September 14, 2015
By Emilio Pacheco
We’re conditioned to deal with loss by ignoring the pain of it. We retreat to an emotional fetal position and hide. What if we decided to feel that pain, in full, openly and honestly? What if we decided we aren’t afraid of risking it all?
Risk is a fundamental tenet of life on this planet. Without risk, nothing can be done. If you cannot find the courage to possibly lose what you have now, it is impossible for you to gain anything more. We live in a risk-adverse society. Survival has now been replaced by comfort. We seek comfortable lives, comfortable jobs, and comfortable people. We ignore the impact of risk and strive to play it safe.
With risk comes the stark inevitability of loss.
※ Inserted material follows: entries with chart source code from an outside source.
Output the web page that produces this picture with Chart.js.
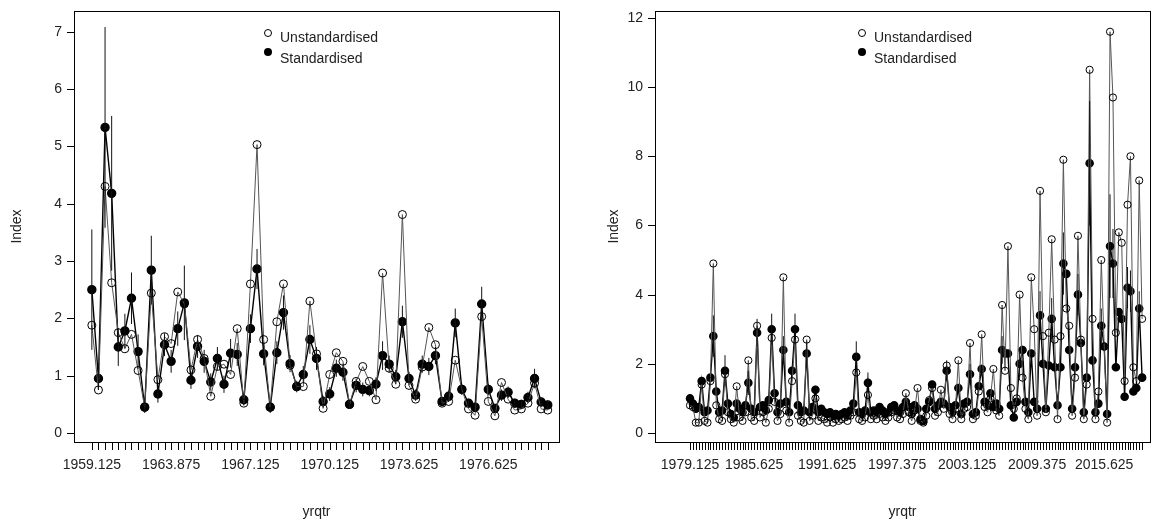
<!DOCTYPE html>
<html>
<head>
<meta charset="utf-8">
<script src="https://cdn.jsdelivr.net/npm/chart.js@4"></script>
<style>
  body { margin: 0; background: #fff; }
  .panel { position: absolute; top: 0; height: 523px; }
  #p1 { left: 0; width: 580px; }
  #p2 { left: 580px; width: 582px; }
</style>
</head>
<body>
<div class="panel" id="p1"><canvas id="c1"></canvas></div>
<div class="panel" id="p2"><canvas id="c2"></canvas></div>
<script>
// ---- left panel data (1959-1979) ----
const leftLabels = ['1959.125', '1963.875', '1967.125', '1970.125', '1973.625', '1976.625'];
const leftLabelIdx = [0, 12, 24, 36, 48, 60];
const leftUnstd = [
  1.88, 0.75, 4.3, 2.62, 1.75, 1.47, 1.72, 1.09, 0.45, 2.44,
  0.93, 1.68, 1.56, 2.46, 2.25, 1.1, 1.63, 1.3, 0.64, 1.16,
  1.2, 1.02, 1.82, 0.52, 2.6, 5.03, 1.63, 0.45, 1.94, 2.6,
  1.18, 0.81, 0.81, 2.3, 1.38, 0.43, 1.02, 1.4, 1.25, 0.5,
  0.9, 1.16, 0.9, 0.58, 2.79, 1.13, 0.85, 3.81, 0.83, 0.59,
  1.15, 1.84, 1.54, 0.52, 0.55, 1.27, 0.76, 0.42, 0.31, 2.03,
  0.55, 0.3, 0.88, 0.59, 0.4, 0.42, 0.52, 0.87, 0.42, 0.4
];
const leftStd = [
  2.5, 0.95, 5.33, 4.18, 1.5, 1.78, 2.35, 1.42, 0.45, 2.84,
  0.68, 1.54, 1.25, 1.82, 2.27, 0.92, 1.51, 1.25, 0.89, 1.3,
  0.85, 1.39, 1.37, 0.58, 1.82, 2.86, 1.38, 0.45, 1.4, 2.1,
  1.21, 0.81, 1.02, 1.63, 1.3, 0.55, 0.68, 1.13, 1.06, 0.5,
  0.83, 0.76, 0.74, 0.85, 1.35, 1.2, 0.98, 1.94, 0.95, 0.66,
  1.2, 1.16, 1.35, 0.55, 0.64, 1.92, 0.76, 0.52, 0.45, 2.25,
  0.76, 0.43, 0.66, 0.71, 0.52, 0.5, 0.62, 0.95, 0.54, 0.49
];
const leftErr = [
  1.05, 0.2, 1.75, 1.35, 0.33, 0.3, 0.45, 0.3, 0.1, 0.6,
  0.15, 0.2, 0.2, 0.3, 0.65, 0.15, 0.2, 0.2, 0.15, 0.2,
  0.15, 0.25, 0.2, 0.1, 0.25, 0.35, 0.2, 0.1, 0.2, 0.3,
  0.15, 0.1, 0.15, 0.25, 0.2, 0.1, 0.12, 0.15, 0.15, 0.08,
  0.12, 0.12, 0.1, 0.12, 0.25, 0.15, 0.12, 0.28, 0.12, 0.1,
  0.15, 0.15, 0.15, 0.08, 0.1, 0.25, 0.1, 0.08, 0.08, 0.3,
  0.1, 0.08, 0.1, 0.1, 0.08, 0.08, 0.1, 0.17, 0.08, 0.08
];

// ---- right panel data (1979-2016) ----
const rightLabels = ['1979.125', '1985.625', '1991.625', '1997.375', '2003.125', '2009.375', '2015.625'];
const rightLabelIdx = [0, 22, 47, 71, 95, 119, 142];
const rightUnstd = [
  0.8, 0.75, 0.3, 0.3, 1.4, 0.35, 0.3, 1.5, 4.9, 0.8,
  0.4, 0.35, 1.7, 0.6, 0.4, 0.3, 1.35, 0.45, 0.35, 0.6,
  2.1, 0.45, 0.35, 3.1, 0.45, 0.6, 0.3, 0.7, 2.75, 0.9,
  0.35, 0.55, 4.5, 0.65, 0.3, 1.5, 2.7, 0.5, 0.35, 0.3,
  2.7, 0.35, 0.5, 1.0, 0.35, 0.45, 0.4, 0.3, 0.45, 0.3,
  0.4, 0.35, 0.4, 0.45, 0.35, 0.5, 0.6, 1.75, 0.4, 0.35,
  0.45, 1.1, 0.4, 0.5, 0.4, 0.55, 0.45, 0.35, 0.45, 0.6,
  0.65, 0.45, 0.4, 0.55, 1.15, 0.6, 0.35, 0.65, 1.3, 0.35,
  0.3, 0.5, 0.95, 1.3, 0.5, 0.6, 1.25, 0.7, 1.95, 0.55,
  0.4, 0.7, 2.1, 0.4, 0.7, 0.75, 2.6, 0.4, 0.5, 1.2,
  2.85, 0.75, 0.6, 1.0, 1.85, 0.65, 0.5, 3.7, 1.8, 5.4,
  1.3, 0.7, 1.0, 4.0, 1.6, 0.7, 0.4, 4.5, 3.0, 0.5,
  7.0, 2.8, 0.6, 2.9, 5.6, 2.7, 0.4, 2.8, 7.9, 3.6,
  3.1, 0.5, 1.6, 5.7, 2.7, 0.4, 1.4, 10.5, 3.3, 0.4,
  1.2, 5.0, 2.5, 0.3, 11.6, 9.7, 2.9, 5.8, 5.5, 1.5,
  6.6, 8.0, 1.9, 1.5, 7.3, 3.3
];
const rightStd = [
  1.0, 0.85, 0.7, 0.75, 1.5, 0.6, 0.65, 1.6, 2.8, 1.2,
  0.6, 0.65, 1.8, 0.85, 0.55, 0.45, 0.85, 0.7, 0.6, 0.8,
  1.45, 0.7, 0.6, 2.9, 0.75, 0.8, 0.65, 0.95, 3.0, 1.15,
  0.6, 0.85, 2.4, 0.9, 0.6, 1.8, 3.0, 0.8, 0.6, 0.65,
  2.3, 0.6, 0.75, 1.25, 0.6, 0.7, 0.6, 0.55, 0.6, 0.5,
  0.55, 0.5, 0.55, 0.6, 0.5, 0.65, 0.85, 2.2, 0.6, 0.55,
  0.65, 1.45, 0.6, 0.65, 0.6, 0.75, 0.65, 0.55, 0.6, 0.75,
  0.8, 0.65, 0.6, 0.75, 0.9, 0.75, 0.55, 0.8, 0.7, 0.4,
  0.35, 0.7, 0.9, 1.4, 0.7, 0.8, 0.9, 0.85, 1.8, 0.75,
  0.6, 0.8, 1.3, 0.55, 0.85, 0.9, 1.7, 0.55, 0.6, 1.35,
  1.85, 0.9, 0.8, 1.15, 0.75, 0.85, 0.7, 2.4, 2.3, 2.3,
  0.8, 0.45, 0.9, 2.0, 2.4, 0.9, 0.6, 2.3, 0.9, 0.7,
  3.4, 2.0, 0.7, 1.95, 3.3, 1.9, 0.8, 1.9, 4.9, 4.6,
  2.4, 0.7, 1.9, 4.0, 2.6, 0.6, 1.6, 7.8, 2.1, 0.6,
  0.85, 3.1, 2.5, 0.55, 5.4, 4.9, 1.9, 3.5, 3.3, 1.05,
  4.2, 4.1, 1.2, 1.3, 3.6, 1.6
];
// [point index, half-width] for the visible error bars
const rightErr = [
  [8, 0.6], [12, 0.45], [20, 0.35], [23, 0.4], [28, 0.45], [32, 0.4], [36, 0.45],
  [40, 0.35], [57, 0.45], [61, 0.3], [88, 0.3], [96, 0.3], [107, 0.4], [113, 0.4],
  [120, 0.7], [124, 0.6], [128, 0.9], [133, 0.6], [137, 1.8], [141, 0.5],
  [144, 1.5], [145, 1.0], [150, 0.6], [151, 0.6], [154, 0.5]
];

function pts(values) {
  return values.map((v, i) => ({ x: i, y: v }));
}

const font = '14px "Liberation Sans", Arial, sans-serif';
const ink = '#222';

// draws the R-style box, axes, error bars and legend
const rStyle = {
  id: 'rStyle',
  afterDatasetsDraw(chart, args, opts) {
    const ctx = chart.ctx;
    const a = chart.chartArea;
    const xs = chart.scales.x;
    const ys = chart.scales.y;
    ctx.save();

    // error bars on the standardised series
    ctx.strokeStyle = '#111';
    ctx.lineWidth = 1;
    opts.err.forEach(([i, e]) => {
      const v = opts.std[i];
      const px = xs.getPixelForValue(i);
      ctx.beginPath();
      ctx.moveTo(px, ys.getPixelForValue(v - e));
      ctx.lineTo(px, ys.getPixelForValue(v + e));
      ctx.stroke();
    });

    // box
    ctx.strokeStyle = '#000';
    ctx.strokeRect(a.left + 0.5, a.top + 0.5, a.right - a.left, a.bottom - a.top);

    // y axis
    ctx.font = font;
    ctx.fillStyle = ink;
    ctx.textAlign = 'right';
    ctx.textBaseline = 'middle';
    ctx.beginPath();
    for (let v = 0; v <= opts.yMax; v += opts.yStep) {
      const py = Math.round(ys.getPixelForValue(v)) + 0.5;
      ctx.moveTo(a.left, py);
      ctx.lineTo(a.left - 7, py);
      ctx.fillText(String(v), a.left - 12, py);
    }
    ctx.stroke();

    // x axis: a tick for every point, labels at some
    ctx.beginPath();
    const n = opts.std.length;
    ctx.moveTo(xs.getPixelForValue(0), a.bottom + 0.5);
    ctx.lineTo(xs.getPixelForValue(n - 1), a.bottom + 0.5);
    for (let i = 0; i < n; i++) {
      const px = Math.round(xs.getPixelForValue(i)) + 0.5;
      ctx.moveTo(px, a.bottom);
      ctx.lineTo(px, a.bottom + 8);
    }
    ctx.stroke();
    ctx.textAlign = 'center';
    ctx.textBaseline = 'top';
    opts.labelIdx.forEach((i, k) => {
      ctx.fillText(opts.labels[k], xs.getPixelForValue(i), a.bottom + 16);
    });

    // axis titles
    ctx.fillText('yrqtr', (a.left + a.right) / 2, a.bottom + 63);
    ctx.save();
    ctx.translate(a.left - opts.titleGap, (a.top + a.bottom) / 2);
    ctx.rotate(-Math.PI / 2);
    ctx.textBaseline = 'middle';
    ctx.fillText('Index', 0, 0);
    ctx.restore();

    // legend
    const lx = opts.legendX;
    ctx.textAlign = 'left';
    ctx.textBaseline = 'middle';
    ctx.beginPath();
    ctx.arc(lx, 33, 3.5, 0, Math.PI * 2);
    ctx.stroke();
    ctx.beginPath();
    ctx.arc(lx, 52, 4, 0, Math.PI * 2);
    ctx.fillStyle = '#000';
    ctx.fill();
    ctx.fillStyle = ink;
    ctx.fillText('Unstandardised', lx + 12, 38);
    ctx.fillText('Standardised', lx + 12, 59);
    ctx.restore();
  }
};

function makeChart(id, unstd, std, cfg) {
  return new Chart(document.getElementById(id), {
    type: 'line',
    data: {
      datasets: [
        {
          data: pts(unstd),
          borderColor: '#555',
          borderWidth: 1,
          pointStyle: 'circle',
          pointRadius: cfg.r,
          pointBorderColor: '#000',
          pointBorderWidth: 1,
          pointBackgroundColor: 'rgba(0,0,0,0)',
          tension: 0
        },
        {
          data: pts(std),
          borderColor: '#000',
          borderWidth: 1.4,
          pointRadius: cfg.r,
          pointBorderColor: '#000',
          pointBackgroundColor: '#000',
          tension: 0
        }
      ]
    },
    options: {
      responsive: true,
      maintainAspectRatio: false,
      animation: false,
      layout: { padding: cfg.pad },
      scales: {
        x: { type: 'linear', display: false, min: cfg.xMin, max: cfg.xMax },
        y: { display: false, min: cfg.yMin, max: cfg.yTop }
      },
      plugins: {
        legend: { display: false },
        tooltip: { enabled: false },
        rStyle: cfg.style
      }
    },
    plugins: [rStyle]
  });
}

makeChart('c1', leftUnstd, leftStd, {
  r: 4,
  pad: { left: 74, right: 21, top: 11, bottom: 81 },
  xMin: -2.7, xMax: 70.7, yMin: -0.157, yTop: 7.36,
  style: {
    std: leftStd, err: leftErr.map((e, i) => [i, e]),
    labels: leftLabels, labelIdx: leftLabelIdx,
    yMax: 7, yStep: 1, legendX: 268, titleGap: 57
  }
});

makeChart('c2', rightUnstd, rightStd, {
  r: 3.6,
  pad: { left: 75, right: 12, top: 11, bottom: 81 },
  xMin: -12, xMax: 157.7, yMin: -0.26, yTop: 12.2,
  style: {
    std: rightStd, err: rightErr,
    labels: rightLabels, labelIdx: rightLabelIdx,
    yMax: 12, yStep: 2, legendX: 282, titleGap: 41
  }
});
</script>
</body>
</html>
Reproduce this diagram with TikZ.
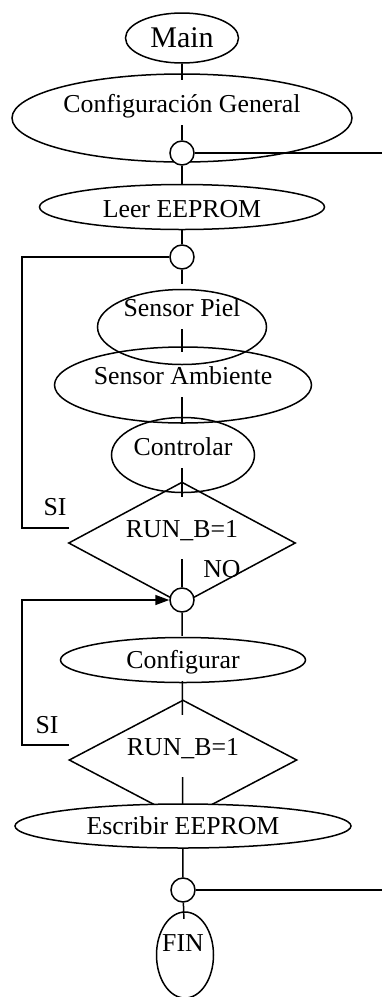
\documentclass[tikz,border=0pt]{standalone}
\usepackage{fontspec}
\setmainfont{Liberation Serif}
\usetikzlibrary{shapes.geometric,arrows.meta,backgrounds}

\tikzset{
  txtfont/.style={font=\fontsize{25.8}{30}\selectfont},
  oval/.style={draw, ellipse, inner sep=0pt},
  rhombus/.style={draw, diamond, inner sep=0pt},
  joint/.style={draw, circle, fill=white, minimum size=24pt, inner sep=0pt},
  lbl/.style={txtfont, fill=white, anchor=base, inner sep=8pt,
              text height=24pt, text depth=5pt},
  runlbl/.style={lbl, text height=32pt, text depth=14pt},
  plainlbl/.style={txtfont, anchor=base, inner sep=0pt},
  tip/.style={-{Triangle[length=14pt,width=10pt]}}
}

\begin{document}
\begin{tikzpicture}[x=1pt, y=-1pt, line width=1.5pt]
  \useasboundingbox (0,0) rectangle (382,997);

  % process shapes
  \node[oval, minimum width=113pt, minimum height=50pt,
        font=\fontsize{30}{34}\selectfont] (main) at (182,38) {Main};
  \node[oval, minimum width=340pt, minimum height=88pt] (cfg) at (182,118) {};
  \node[oval, minimum width=285pt, minimum height=45pt] (leer) at (182,207) {};
  \node[oval, minimum width=169pt, minimum height=75pt] (piel) at (182,327) {};
  \node[oval, minimum width=257pt, minimum height=76pt] (amb) at (183,385) {};
  \node[oval, minimum width=143pt, minimum height=75pt] (ctrl) at (183,455) {};
  \node[rhombus, minimum width=227pt, minimum height=122pt] (d1) at (182,543) {};
  \node[oval, minimum width=245pt, minimum height=45pt] (conf) at (183,660) {};
  \node[rhombus, minimum width=228pt, minimum height=120pt] (d2) at (183,760) {};
  \node[oval, fill=white, txtfont, minimum width=336pt, minimum height=44pt]
        (esc) at (183,826) {Escribir EEPROM};
  \node[oval, minimum width=57pt, minimum height=86pt] (fin) at (185,955) {};

  % junction points
  \node[joint] (c1) at (182,153) {};
  \node[joint] (c2) at (182,257) {};
  \node[joint] (c3) at (182,600) {};
  \node[joint] (c4) at (183,890) {};

  % loose ends of the return lines
  \coordinate (lx) at (22,0);
  \coordinate (rx) at (382,0);
  \coordinate (s1) at (69,528);
  \coordinate (s2) at (69,745);

  % return loops and outgoing lines
  \draw (s1) -- (s1 -| lx) |- (c2);
  \draw[tip] (s2) -- (s2 -| lx) |- (c3);
  \draw (c1) -- (c1 -| rx);
  \draw (c4) -- (c4 -| rx);

  \node[plainlbl] (si1) at (55,515) {SI};
  \node[plainlbl] (si2) at (47,733) {SI};
  \node[plainlbl] (no) at (222,577) {NO};

  \begin{scope}[on background layer]
  \begin{scope}[line width=1.5pt]
    % main flow line
    \draw (main) -- (c1);
    \draw (c1) -- (c2);
    \draw (c2) -- (c3);
    \draw (c3) -- (c4);
    \draw (c4) -- (fin.center);

    % step texts
    \node[lbl] (cfgtxt) at (182,112) {Configuración General};
    \node[lbl] (leertxt) at (182,217) {Leer EEPROM};
    \node[lbl] (pieltxt) at (182,316) {Sensor Piel};
    \node[lbl] (ambtxt) at (183,384) {Sensor Ambiente};
    \node[lbl] (ctrltxt) at (183,455) {Controlar};
    \node[runlbl] (d1txt) at (182,537) {RUN\_B=1};
    \node[lbl] (conftxt) at (183,668) {Configurar};
    \node[runlbl] (d2txt) at (183,755) {RUN\_B=1};
    \node[lbl] (fintxt) at (183,951) {FIN};
  \end{scope}
  \end{scope}
\end{tikzpicture}
\end{document}
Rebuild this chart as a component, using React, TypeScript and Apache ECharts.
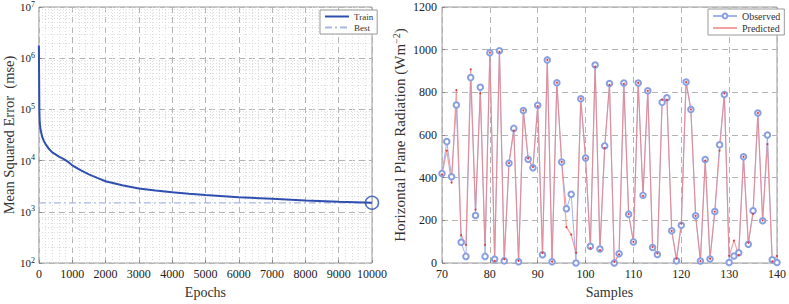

Most of us have experienced it at some point; that gut wrenching sensation of knowing you’ll never see a dying loved one’s face again, or the dread and uncertainty when your home is foreclosed on or destroyed. It’s a gritty unpleasant sensation, and the root of why we are so skittish towards risk in our lives. We ignore the reality that our attachment to people, things, and places is tenuous at the best of times. Everything, and anything can be taken away from you at a moments notice without your consent or foreknowledge.
That is why risk is essential, especially now. It’s in opposition to everything we’ve been taught; which is to be born, live, and die in a perpetual state of comfort- striving only for the means to numb ourselves towards reality. Nobody is afraid of failure when they aren’t afraid of the potential for loss.
It is how we deal with our losses that determine whether we are willing to take more risks. Think of the last time you lost something so dear to you that it caused you physical pain. How did you respond? There are, as I see it, two ways to deal with our loses.
- You recoil.
- You extend.
To recoil is to seek comfort and ignore or suffocate the pain, and this is almost the same as never having taken a risk in the first place. However, instead of staying stagnant and frozen, you move backwards. You lose what you were attached to, and you also lose your will to gain more.
To extend is to push forth and reclaim what you lost. It emboldens you toward risk in the future. This is the indomitable spirit that has been embodied in many of our greatest innovators. One thing about extending is that you still feel the pain of the loss. You still mourn and allow yourself to feel, yet in doing so you armor yourself against pain and loss in the future.
What does not kill us truly does make us stronger, but only if we do not deny the damage. Feel your pain, own it, and take control of it. Use that pain to force yourself into a better place than you started. Feel the resentment of losing out, own the abandonment of those you loved, control the gut-wrenching depression, and burn it for fuel. You can sink into an early grave beneath the weight of your baggage; or you can sling it across your shoulder, peel the skin off your hands, and risk life and limb climbing to the top of the world.
This is the quintessence of risk taking.